Shroff cites work going back far as 1975 that works out this hypothesis. That was the year in which William M. Landes and Richard A. Posner wrote “The private enforcement of law” for the Journal of Legal Studies.  Shroff also cites more recent articles dated to this millennium.

What is new in this article is that Shroff tests the intuitive hypothesis with evidence generated by the PCAOB’s roll-out of its international inspection program, mentioned above, which has created “variation in auditor oversight within a country while holding constant all other country-level regulation.”

Three Advantages, Three Conclusions

The data base Shroff collects has, in his view, there advantages: it is composed exclusively of non-U.S. companies, which means that the economic consequences of PCAOB oversight are not masked by consequences of Sarbanes-Oxley or other U.S. specific regulations; it allows for comparison of companies that operate in the same country, industry, and year, some of which are within the purview of PCAOB and some of which are not; and the differences among the underlying auditee firms are unlikely to be explained by auditor selection effects.

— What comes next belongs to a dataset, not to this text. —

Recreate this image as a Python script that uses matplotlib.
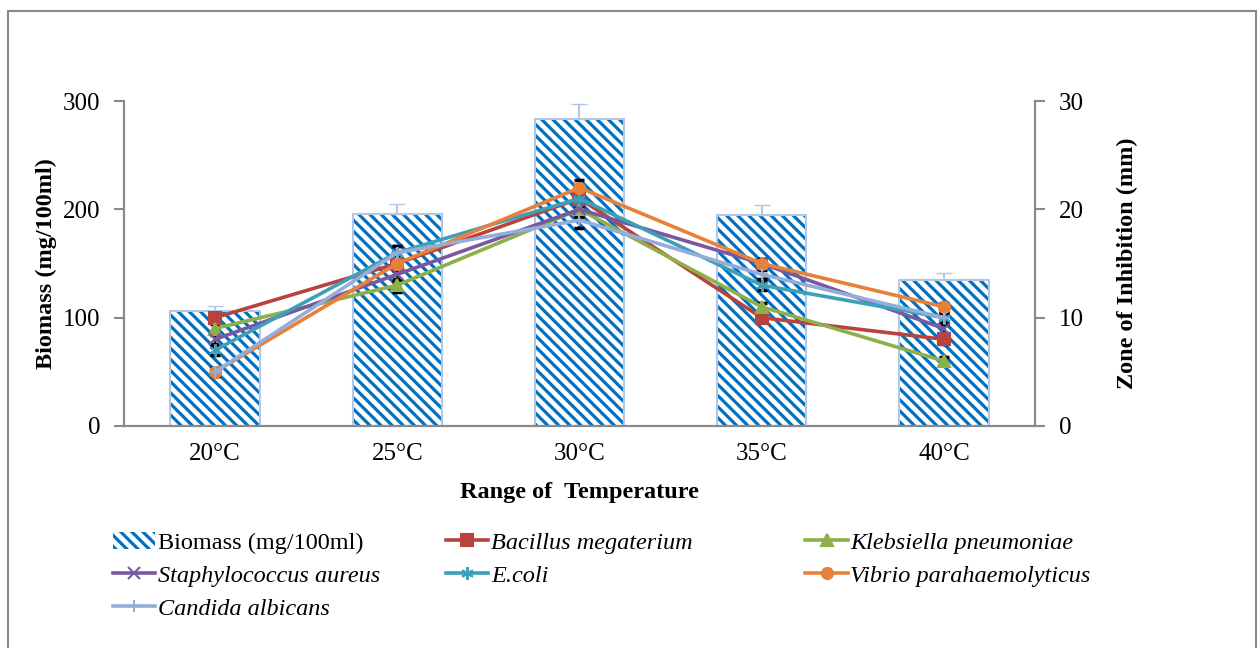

Let’s skip some mechanics and get to the conclusions.

  • The increase in auditor oversight represented by the PCAOB’s inspection program led the subject companies to issue additional external capital amounting to 0.5% of their assets and to make additional capital expenditures that amount to 0.3% of assets.
  • These effects are greater for the more constrained companies, that is, for those countries where the extra issuing latitude makes a big difference.
  • The impact varies with the content of the inspector’s report on the auditors.

On that third point: where the inspector finds that there exists a large number of “engagement-level deficiencies in manner in which the auditor conducts audits” the new issuances are less lucrative.

Quantifying this point, Shroff finds (italics added) that “companies whose auditors have no engagement level deficiencies in their inspection reports issue additional external capital equal to 0.9% of their assets,” which contrasts favorably with the average increase of 0.5% mentioned in point one above. That 0.4% looks to be a premium for the positive content of the report.

Thus, the oversight has had a positive economic impact. QED.

Nemit Shroff, born in India, has an undergraduate degree from the University of Mumbai and an MBA from Amirta School of Business. He has his Ph.D. from the University of Michigan.